Wednesday, January 16, 2008

The Marble Mask by Archer Mayor

My main interest in reading Archer Mayor's "The Marble Mask" was the anticipation of reading a mystery with a solid Vermont setting. My own novels focus on a different state per story and I am unfamiliar with this one. Not many authors write with such pride and love for their states like Mayor or Jean Hager, who has a murder mystery series set in Oklahoma. Sue Henry and Dana Stabenow write Alaskan mysteries. Other authors write about their beloved cities, like Margaret Truman's Washington, DC books and Martha C. Lawrence's Elizabeth Chase in her San Diego.

However, I initially felt that "The Marble Mask" may not be an enjoyable read since there were two factors of the book that tend to detract from the story, from my point of view.

The most important aspect is that Mayor writes in first person through the main character Joe Gunther. Frequently it seems that the author is living vicariously through the main character's adventures, romantic scenes and ultimately becomes the hero solving the mystery. I am not accusing Mr. Mayor of that at all nor am I saying it is a bad thing, but it is something that crosses my mind. (Heck, I even do it sometimes when writing some of my unpublished-for-a-very-good reason stories). Another reason this can become cumbersome is that the story never changes its point of view. It is told solely through the eyes of the main character.

Gunther has plenty of adventures through the course of the "Marble Mask", from being stranded on a mountain during a fierce blizzard nearly freezing to death, and being lured out in the middle of the night for a clandestine meeting, not one, not twice, but THREE times. One resulted in the murder of the contact, the second the death of his would-be killer and the third resulted in his kidnapping.

The second aspect of the novels like this that make them difficult is the tendency to lag when the initial murder is decades old. In "The Marble Mask" the body of a murdered man, frozen for over fifty years, is found on the mountain above Stowe, Vermont. When Gunther is trying to solve such an old crime, the story has a propensity to slow down and crawl because the mystery goes nowhere for a while. Witnesses alive when the original crime was committed have died or are suffering from the ills of old age; buildings have been torn down; documents and records are extremely difficult to locate if they still exist at all. It is only when the detective starts to get close to the solution and somebody responds with deadly force that the pace of the book speeds up.

Mayor does keep a good clip to the story, but there are times when he gets a little wordy in describing the history and area of this New England state where the story takes place.

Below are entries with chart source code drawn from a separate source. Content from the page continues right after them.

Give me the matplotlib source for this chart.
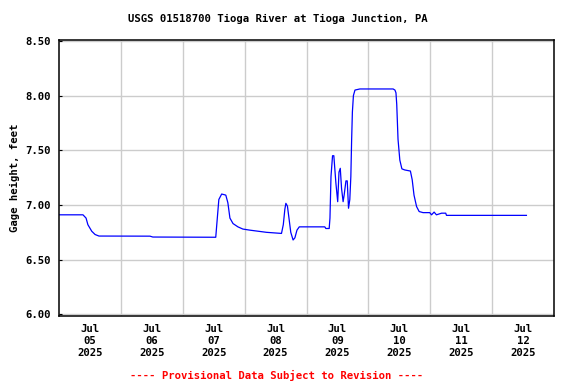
import matplotlib
matplotlib.use("Agg")
import matplotlib.pyplot as plt
import pandas as pd

# Gage height readings, hours after Jul 05 2025 00:00
hours = [0.0, 9.3, 10.5, 11.2, 12.7, 14.0, 15.5, 35.3, 36.4, 60.8,
         61.3, 62.0, 63.1, 64.7, 65.5, 66.3, 67.5, 69.4, 71.3, 74.0,
         80.5, 86.3, 87.0, 87.6, 88.0, 88.6, 89.2, 89.9, 90.8, 91.5,
         92.3, 93.2, 103.1, 103.5, 104.8, 105.1, 105.5, 106.1, 106.6, 107.4,
         108.1, 108.6, 109.1, 109.6, 110.2, 110.6, 111.3, 111.8, 112.3, 112.8,
         113.2, 113.5, 113.8, 114.2, 114.8, 116.7, 129.6, 130.3, 130.7, 131.0,
         131.5, 132.2, 133.0, 134.1, 136.3, 137.0, 137.7, 138.7, 139.7, 141.2,
         143.8, 144.5, 145.5, 146.4, 148.4, 150.0, 150.3, 181.3]
gage_ft = [6.91, 6.91, 6.88, 6.82, 6.76, 6.73, 6.716, 6.715, 6.707, 6.705,
           6.85, 7.05, 7.10, 7.09, 7.02, 6.88, 6.83, 6.80, 6.78, 6.77,
           6.75, 6.74, 6.82, 6.96, 7.015, 6.99, 6.88, 6.75, 6.68, 6.70,
           6.77, 6.80, 6.80, 6.785, 6.785, 6.88, 7.26, 7.45, 7.45, 7.20,
           7.03, 7.30, 7.335, 7.15, 7.03, 7.09, 7.22, 7.22, 6.97, 7.05,
           7.26, 7.59, 7.85, 8.00, 8.05, 8.06, 8.06, 8.05, 8.025, 7.92,
           7.60, 7.41, 7.33, 7.32, 7.31, 7.23, 7.09, 6.985, 6.94, 6.93,
           6.93, 6.91, 6.935, 6.91, 6.925, 6.925, 6.905, 6.905]

day_labels = ["Jul\n05\n2025", "Jul\n06\n2025", "Jul\n07\n2025", "Jul\n08\n2025",
              "Jul\n09\n2025", "Jul\n10\n2025", "Jul\n11\n2025", "Jul\n12\n2025"]
y_ticks = [6.0, 6.5, 7.0, 7.5, 8.0, 8.5]

start = pd.Timestamp("2025-07-05")
times = start + pd.to_timedelta(hours, unit="h")

font = "DejaVu Sans Mono"
fsize = 7.7

fig = plt.figure(figsize=(5.76, 3.84), dpi=100)
ax = fig.add_axes([59 / 576, 1 - 315.5 / 384, 495 / 576, 276 / 384])

ax.plot(times, gage_ft, color="#0000ff", linewidth=0.9)

# Gridlines at midnight, labels at noon
day_starts = pd.date_range(start, periods=9, freq="D")
noons = day_starts[:8] + pd.Timedelta(hours=12)
ax.set_xlim(day_starts[0], day_starts[-1])
ax.set_xticks(day_starts[1:-1])
ax.set_xticklabels([])
ax.set_xticks(noons, minor=True)
ax.set_xticklabels(day_labels, minor=True, fontfamily=font, fontweight="bold",
                   fontsize=fsize, linespacing=1.25)
ax.tick_params(axis="x", which="major", length=0)
ax.tick_params(axis="x", which="minor", length=0, pad=6)

ax.set_ylim(5.99, 8.512)
ax.set_yticks(y_ticks)
ax.set_yticklabels([f"{v:.2f}" for v in y_ticks], fontfamily=font,
                   fontweight="bold", fontsize=fsize)
ax.tick_params(axis="y", direction="in", length=2, pad=6)

ax.grid(True, which="major", color="#cccccc", linewidth=1)
ax.set_axisbelow(True)
for sp in ax.spines.values():
    sp.set_linewidth(1.1)

ax.set_ylabel("Gage height, feet", fontfamily=font, fontweight="bold",
              fontsize=fsize, labelpad=4)

fig.text(278 / 576, 1 - 19 / 384, "USGS 01518700 Tioga River at Tioga Junction, PA",
         ha="center", va="center", fontfamily=font, fontweight="bold",
         fontsize=fsize)
fig.text(277 / 576, 1 - 375 / 384, "---- Provisional Data Subject to Revision ----",
         ha="center", va="center", color="red", fontfamily=font,
         fontweight="bold", fontsize=fsize)

fig.savefig("out.png", dpi=100)
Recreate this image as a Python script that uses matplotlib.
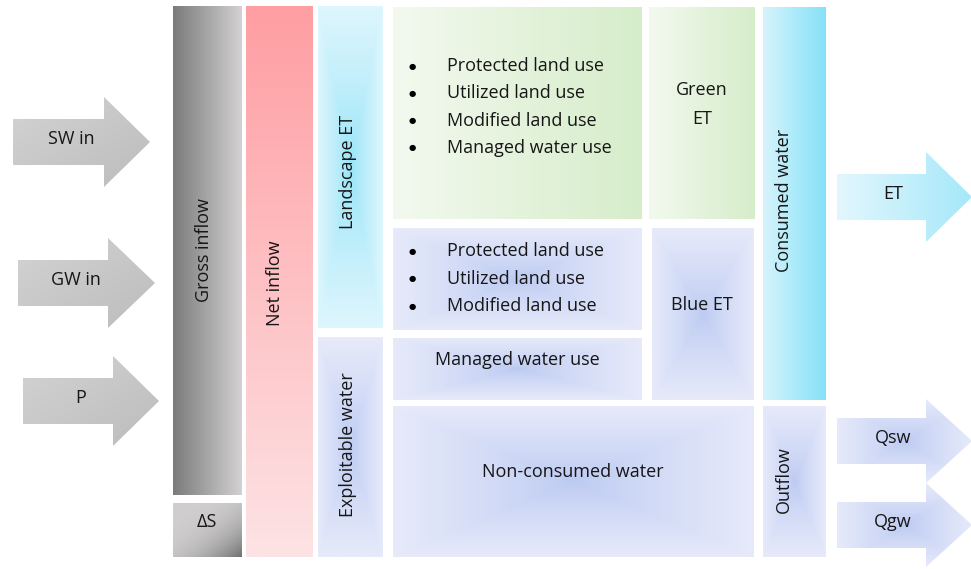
import numpy as np
import matplotlib.pyplot as plt
from matplotlib.patches import Polygon
from matplotlib.colors import to_rgb

plt.rcParams['font.family'] = ['Open Sans', 'DejaVu Sans']

# labels of the diagram
inflow_labels = ["SW in", "GW in", "P"]
outflow_labels = ["ET", "Qsw", "Qgw"]
column_labels = ["Gross inflow", "\u0394S", "Net inflow", "Landscape ET",
                 "Exploitable water", "Consumed water", "Outflow"]
green_uses = ["Protected land use", "Utilized land use",
              "Modified land use", "Managed water use"]
blue_uses = ["Protected land use", "Utilized land use", "Modified land use"]
green_et = ["Green", "ET"]
blue_et = "Blue ET"
managed = "Managed water use"
non_consumed = "Non-consumed water"

TXT = '#161616'
FS = 13

fig = plt.figure(figsize=(9.71, 5.69), dpi=100)
ax = fig.add_axes([0, 0, 1, 1])
ax.set_xlim(0, 971)
ax.set_ylim(569, 0)
ax.axis('off')


def grad(kind, c1, c2, n=200, p=1.0):
    a = np.array(to_rgb(c1))
    b = np.array(to_rgb(c2))
    u, v = np.meshgrid(np.linspace(0, 1, n), np.linspace(0, 1, n))
    if kind == 'h':
        t = u
    elif kind == 'v':
        t = v
    elif kind == 'd':
        t = (u + v) / 2
    else:  # from centre, rectangular
        t = np.maximum(np.abs(2 * u - 1), np.abs(2 * v - 1))
    t = t ** p
    return a + (b - a) * t[..., None]


def box(x0, y0, x1, y1, kind, c1, c2, p=1.0, clip=None):
    im = ax.imshow(grad(kind, c1, c2, p=p), extent=(x0, x1, y1, y0),
                   origin='upper', interpolation='bilinear', aspect='auto', zorder=1)
    if clip is not None:
        im.set_clip_path(clip)


def arrow(x0, xh, xt, c, bh, hh, kind, c1, c2, p=1.0):
    pts = [(x0, c - bh), (xh, c - bh), (xh, c - hh), (xt, c),
           (xh, c + hh), (xh, c + bh), (x0, c + bh)]
    poly = Polygon(pts, closed=True, facecolor='none', edgecolor='none')
    ax.add_patch(poly)
    box(x0, c - hh, xt, c + hh, kind, c1, c2, p=p, clip=poly)


def label(x, y, s, rot=0, ha='center'):
    ax.text(x, y, s, rotation=rot, ha=ha, va='center', fontsize=FS, color=TXT, zorder=3)


def bullets(items, y0, dy):
    for i, s in enumerate(items):
        y = y0 + i * dy
        ax.text(412, y, '\u25cf', ha='center', va='center', fontsize=6,
                color='black', family='DejaVu Sans', zorder=3)
        label(447, y, s, ha='left')


LAV_C, LAV_E = '#bccaf2', '#e6eafa'

# left arrows
left_y = [142, 283, 401]
left_x = [(13, 104, 150), (18, 108, 155), (23, 113, 159)]
for (x0, xh, xt), c, s in zip(left_x, left_y, inflow_labels):
    arrow(x0, xh, xt, c, 23, 45, 'd', '#d3d3d3', '#bcbcbc')
    label((x0 + xh) / 2 + 13, c - 3, s)

# columns
box(173, 6, 242, 495, 'h', '#7b7b7b', '#d3d1d1')
label(204, 250, column_labels[0], rot=90)
box(173, 503, 242, 557, 'd', '#d0cece', '#6f6f6f', p=3)
label(207, 522, column_labels[1])
box(246, 6, 313, 557, 'v', '#ff9ea2', '#fde3e5')
label(275, 283, column_labels[2], rot=90)
box(318, 6, 383, 328, 'c', '#95e4f8', '#def6fd', p=0.8)
label(348, 172, column_labels[3], rot=90)
box(318, 337, 383, 557, 'c', LAV_C, LAV_E, p=0.8)
label(348, 445, column_labels[4], rot=90)

# green boxes
box(393, 7, 642, 219, 'h', '#f3f9ef', '#d6edca')
bullets(green_uses, 66, 27.3)
box(649, 7, 755, 219, 'h', '#f3f9ef', '#d6edca')
label(702, 90, green_et[0])
label(702, 119, green_et[1])

# blue boxes
box(393, 228, 642, 330, 'c', LAV_C, LAV_E, p=0.8)
bullets(blue_uses, 251, 27.5)
box(393, 338, 642, 400, 'c', LAV_C, LAV_E, p=0.8)
label(517, 360, managed)
box(652, 228, 754, 400, 'c', LAV_C, LAV_E, p=0.8)
label(702, 305, blue_et)
box(393, 406, 754, 557, 'c', LAV_C, LAV_E, p=0.8)
label(573, 472, non_consumed)

# consumed / outflow
box(763, 7, 826, 400, 'h', '#d6f4fc', '#85e1f8')
label(784, 200, column_labels[5], rot=90)
box(763, 406, 826, 557, 'c', LAV_C, LAV_E, p=0.8)
label(784, 480, column_labels[6], rot=90)

# right arrows
right_y = [197, 441, 525]
for c, s in zip(right_y, outflow_labels):
    if s == 'ET':
        arrow(837, 926, 972, c, 23, 45, 'h', '#e2f7fd', '#a5e8f9')
    else:
        arrow(837, 926, 972, c, 23, 42, 'c', LAV_C, LAV_E, p=0.8)
    label(893, c - 3, s)

fig.savefig('out.png', dpi=100)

However, Mayor's novel is an entertaining read and I look forward to more of his works. I found his concept of the Vermont Bureau of Investigation very interesting. The VBI is an agency recently formed by the state government, developed to work with all other state agencies, relying on their resources and people, involving everyone in the process and the glory.

It's an interesting concept, but it did introduce an element of confusion, since the team formed in the story numbered six. This gave the book an over-saturation of main characters. Then the number of suspects continued to grow. Mayor also threw in a couple of peripheral murders, which had little to do with the plot and final solution; just included to introduce a red herring subplot involving the Hells' Angels and a rival group which never solidified.

Joe Gunther finally figures out the perpetrators of the fifty year-old murder and the ones that occurred during the course of the novel mainly by attrition of the suspects, as the body count rises. The family of the first victim is a Mafia-style clan and their intrigues among themselves, employees, bodyguards, partners in crime and rivals become a confusion of who-did-what-to-whom that the solution is not a surprise or very satisfying as a whodunit.

Finally, the reference to the marble mask in the title in the final few pages of the book is so fleeting, the reader wonders why the book was named for it.

Overall, I did enjoy the book. It had plenty of action with an interesting twist and a pride for the beauty of Vermont.